As well, Boeing “accepted and acknowledged responsibility for the conduct of its employees in the EELV and Druyun matters,” McNulty said.
In other words, Boeing’s actions, including McNerney’s reform efforts and settlement/tax decisions, provide a road map, a how-to of the right steps for any contractor to take if it lands in hot water over ethical lapses.
McNerney provided a clear example of his face-up-to-it, clean-sweep approach at the SASC hearing.
McNerney acknowledged that “Boeing is accountable for what occurred. And we have cooperated with the government throughout this process.”
He quarreled with neither the $615 million settlement nor the loss of $1 billion worth of business that Boeing suffered because of the launch program documents controversy.
“This settlement is tough–but fair,” McNerney testified, noting that it is described as the largest monetary settlement by a defense contractor. He said that it is “a sad ‘distinction’ we must live with and learn from.”
The investigation of Boeing controversies, and the Boeing response in the settlement deal and decision not to seek a tax writeoff, will serve as a wake up call for the entire community of contractors, Warner said. This “will serve as a model for all of America’s” industrial base of contractors, acting to “shore up business ethics and conduct,” he predicted.

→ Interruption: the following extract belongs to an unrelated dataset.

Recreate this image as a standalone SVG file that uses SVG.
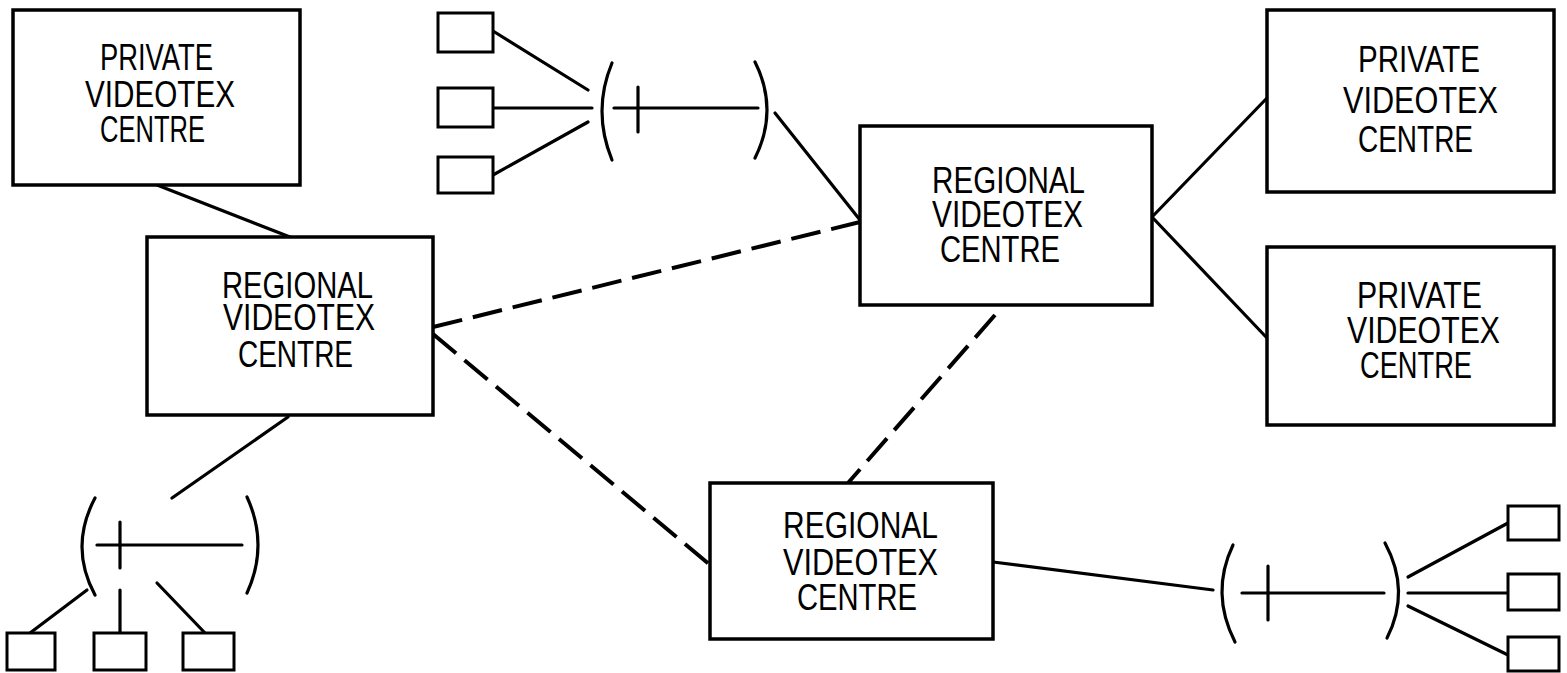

Likewise, McCain–a tough senator who helped to bring the Druyun matter to light in the first place–gave Boeing and McNerney a strong endorsement. “We share your view of the integrity of the new Boeing management team,” he said.
Another point that became clear during the hearing is that Boeing has had its share of unfavorable publicity and has risen to the challenge by cleaning house and adopting new ethical programs. But other contractors may be just starting down that rough road.
McNulty told the SASC that Boeing isn’t alone in having ethical problems, and the government is examining the contracting industry.
A procurement fraud task force in the next 60 days will have details worked out of a plan to go after other wayward firms, he said.